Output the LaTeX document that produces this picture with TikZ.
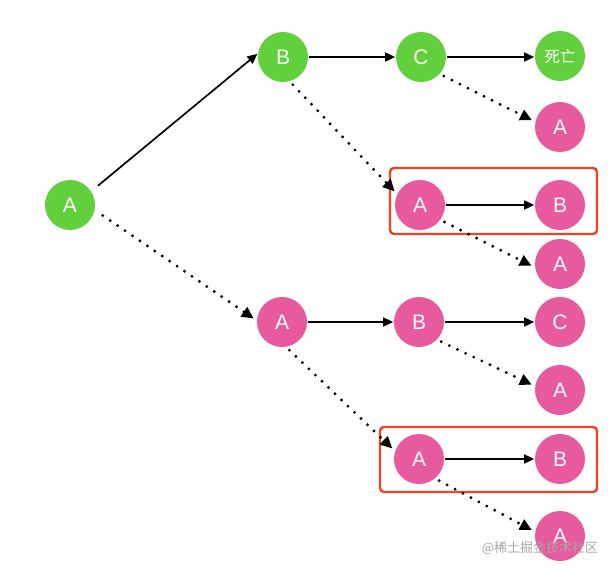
\documentclass[tikz,border=0pt]{standalone}
\usepackage{fontspec}
\setmainfont{Liberation Sans}
\newfontfamily\cjk{Noto Sans CJK SC}
\usetikzlibrary{arrows.meta}
\definecolor{livegreen}{RGB}{98,208,60}
\definecolor{clonepink}{RGB}{232,90,158}
\definecolor{loopred}{RGB}{242,66,36}

\begin{document}
\begin{tikzpicture}[x=1pt, y=-1pt, line width=1.7pt, >={Triangle[length=10pt,width=9pt]},
        main/.style = {circle, minimum size=50pt, inner sep=0pt, text=white, font=\fontsize{21}{21}\selectfont},
        alive/.style = {main, fill=livegreen},
        clone/.style = {main, fill=clonepink},
        spawn/.style = {-{Triangle[length=12pt,width=11pt]}, line width=3.2pt, line cap=round, dash pattern=on 0pt off 9pt, shorten <=4pt, shorten >=3pt},
        loopbox/.style = {draw=loopred, line width=2.4pt, rounded corners=4pt}]
        \useasboundingbox (0,0) rectangle (612,572);
        \node[alive] at (70,205) (1) {A};
        \node[alive] at (283,57) (2) {B};
        \node[alive] at (421,57) (3) {C};
        \node[alive, font=\cjk\fontsize{15.5}{15.5}\selectfont] at (560,56) (4) {死亡};
        \node[clone] at (560,127) (5) {A};
        \node[clone] at (420,205) (6) {A};
        \node[clone] at (560,205) (7) {B};
        \node[clone] at (560,264) (8) {A};
        \node[clone] at (282,322) (9) {A};
        \node[clone] at (419,322) (10) {B};
        \node[clone] at (560,322) (11) {C};
        \node[clone] at (560,390) (12) {A};
        \node[clone] at (419,459) (13) {A};
        \node[clone] at (560,459) (14) {B};
        \node[clone] at (560,536) (15) {A};
        \node[text=gray!70, font=\cjk\fontsize{13}{13}\selectfont] at (540,548) (16) {@稀土掘金技术社区};
        \draw [loopbox] (390,168) rectangle (597,234);
        \draw [loopbox] (380,427) rectangle (597,492);
        \draw [->, shorten <=8pt] (1.33) to (2.173);
        \draw [->] (2) to (3);
        \draw [->] (3) to (3 -| 4.west);
        \draw [->] (6) to (7);
        \draw [->] (9) to (10);
        \draw [->] (10) to (11);
        \draw [->] (13) to (14);
        \draw [spawn, shorten <=9pt] (1.-12) to (9.176);
        \draw [spawn] (3.-42) to (5.168);
        \draw [spawn] (2.-74) to (6.154);
        \draw [spawn] (6.-36) to (8.187);
        \draw [spawn] (10.-44) to (12.171);
        \draw [spawn] (9.-80) to (13.161);
        \draw [spawn] (13.-50) to (15.170);
    \end{tikzpicture}
\end{document}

# Task objective
The pictures should not be reproduced; quote all of the other material exactly.

# Result of this task
Output the LaTeX document that produces this picture with TikZ.
\documentclass[tikz,border=0pt]{standalone}
\usepackage{fontspec}
\setmainfont{Liberation Sans}
\newfontfamily\cjk{Noto Sans CJK SC}
\usetikzlibrary{arrows.meta}
\definecolor{livegreen}{RGB}{98,208,60}
\definecolor{clonepink}{RGB}{232,90,158}
\definecolor{loopred}{RGB}{242,66,36}

\begin{document}
\begin{tikzpicture}[x=1pt, y=-1pt, line width=1.7pt, >={Triangle[length=10pt,width=9pt]},
        main/.style = {circle, minimum size=50pt, inner sep=0pt, text=white, font=\fontsize{21}{21}\selectfont},
        alive/.style = {main, fill=livegreen},
        clone/.style = {main, fill=clonepink},
        spawn/.style = {-{Triangle[length=12pt,width=11pt]}, line width=3.2pt, line cap=round, dash pattern=on 0pt off 9pt, shorten <=4pt, shorten >=3pt},
        loopbox/.style = {draw=loopred, line width=2.4pt, rounded corners=4pt}]
        \useasboundingbox (0,0) rectangle (612,572);
        \node[alive] at (70,205) (1) {A};
        \node[alive] at (283,57) (2) {B};
        \node[alive] at (421,57) (3) {C};
        \node[alive, font=\cjk\fontsize{15.5}{15.5}\selectfont] at (560,56) (4) {死亡};
        \node[clone] at (560,127) (5) {A};
        \node[clone] at (420,205) (6) {A};
        \node[clone] at (560,205) (7) {B};
        \node[clone] at (560,264) (8) {A};
        \node[clone] at (282,322) (9) {A};
        \node[clone] at (419,322) (10) {B};
        \node[clone] at (560,322) (11) {C};
        \node[clone] at (560,390) (12) {A};
        \node[clone] at (419,459) (13) {A};
        \node[clone] at (560,459) (14) {B};
        \node[clone] at (560,536) (15) {A};
        \node[text=gray!70, font=\cjk\fontsize{13}{13}\selectfont] at (540,548) (16) {@稀土掘金技术社区};
        \draw [loopbox] (390,168) rectangle (597,234);
        \draw [loopbox] (380,427) rectangle (597,492);
        \draw [->, shorten <=8pt] (1.33) to (2.173);
        \draw [->] (2) to (3);
        \draw [->] (3) to (3 -| 4.west);
        \draw [->] (6) to (7);
        \draw [->] (9) to (10);
        \draw [->] (10) to (11);
        \draw [->] (13) to (14);
        \draw [spawn, shorten <=9pt] (1.-12) to (9.176);
        \draw [spawn] (3.-42) to (5.168);
        \draw [spawn] (2.-74) to (6.154);
        \draw [spawn] (6.-36) to (8.187);
        \draw [spawn] (10.-44) to (12.171);
        \draw [spawn] (9.-80) to (13.161);
        \draw [spawn] (13.-50) to (15.170);
    \end{tikzpicture}
\end{document}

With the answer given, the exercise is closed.